Information provided:
══════════════════════════════
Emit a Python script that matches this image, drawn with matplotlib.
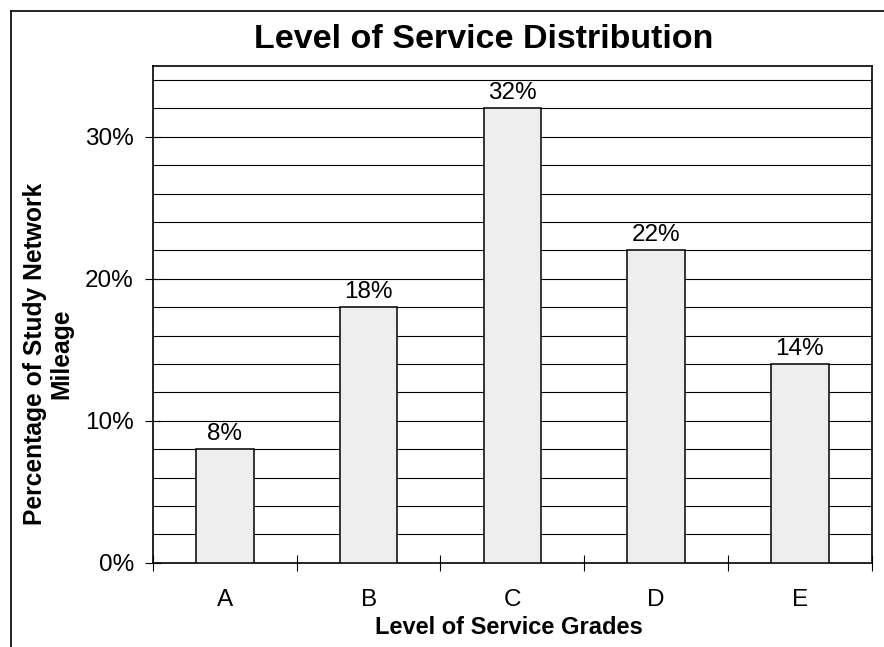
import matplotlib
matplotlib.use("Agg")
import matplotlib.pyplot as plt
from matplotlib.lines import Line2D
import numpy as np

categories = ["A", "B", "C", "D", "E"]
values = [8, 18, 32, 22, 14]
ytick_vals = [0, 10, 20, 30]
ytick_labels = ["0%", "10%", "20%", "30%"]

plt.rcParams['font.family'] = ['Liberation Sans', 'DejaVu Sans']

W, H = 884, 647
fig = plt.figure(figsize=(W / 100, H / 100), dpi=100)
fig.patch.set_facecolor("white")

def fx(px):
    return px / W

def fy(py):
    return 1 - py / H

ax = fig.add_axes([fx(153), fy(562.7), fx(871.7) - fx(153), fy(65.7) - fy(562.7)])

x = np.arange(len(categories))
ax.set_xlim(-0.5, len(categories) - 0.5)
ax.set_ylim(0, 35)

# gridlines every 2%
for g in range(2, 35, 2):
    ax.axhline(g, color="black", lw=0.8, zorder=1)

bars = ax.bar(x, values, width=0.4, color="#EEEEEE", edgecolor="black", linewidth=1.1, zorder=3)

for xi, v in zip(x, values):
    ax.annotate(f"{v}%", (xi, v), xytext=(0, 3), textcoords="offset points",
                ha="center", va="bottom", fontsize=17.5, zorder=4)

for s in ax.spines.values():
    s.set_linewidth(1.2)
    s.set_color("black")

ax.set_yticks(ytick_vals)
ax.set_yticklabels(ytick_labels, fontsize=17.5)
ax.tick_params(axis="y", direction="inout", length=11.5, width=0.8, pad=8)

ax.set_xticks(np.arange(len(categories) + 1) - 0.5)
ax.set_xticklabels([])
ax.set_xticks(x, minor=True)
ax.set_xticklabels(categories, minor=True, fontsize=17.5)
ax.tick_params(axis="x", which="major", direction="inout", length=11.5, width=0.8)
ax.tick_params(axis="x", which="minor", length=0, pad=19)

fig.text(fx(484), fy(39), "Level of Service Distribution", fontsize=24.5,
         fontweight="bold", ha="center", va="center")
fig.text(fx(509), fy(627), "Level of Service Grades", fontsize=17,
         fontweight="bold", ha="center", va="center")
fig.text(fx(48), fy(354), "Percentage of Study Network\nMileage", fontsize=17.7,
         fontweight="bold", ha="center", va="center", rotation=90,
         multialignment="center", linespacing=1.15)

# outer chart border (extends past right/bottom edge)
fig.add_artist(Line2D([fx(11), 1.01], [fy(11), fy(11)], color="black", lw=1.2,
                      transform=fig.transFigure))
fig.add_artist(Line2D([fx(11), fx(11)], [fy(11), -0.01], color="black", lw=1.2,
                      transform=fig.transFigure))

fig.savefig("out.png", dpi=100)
══════════════════════════════
The problem:
Your task is to return the lines above, from the first one up to and including the line containing "import numpy as np", minus any pictures.

Solution for this task:
Emit a Python script that matches this image, drawn with matplotlib.
import matplotlib
matplotlib.use("Agg")
import matplotlib.pyplot as plt
from matplotlib.lines import Line2D
import numpy as np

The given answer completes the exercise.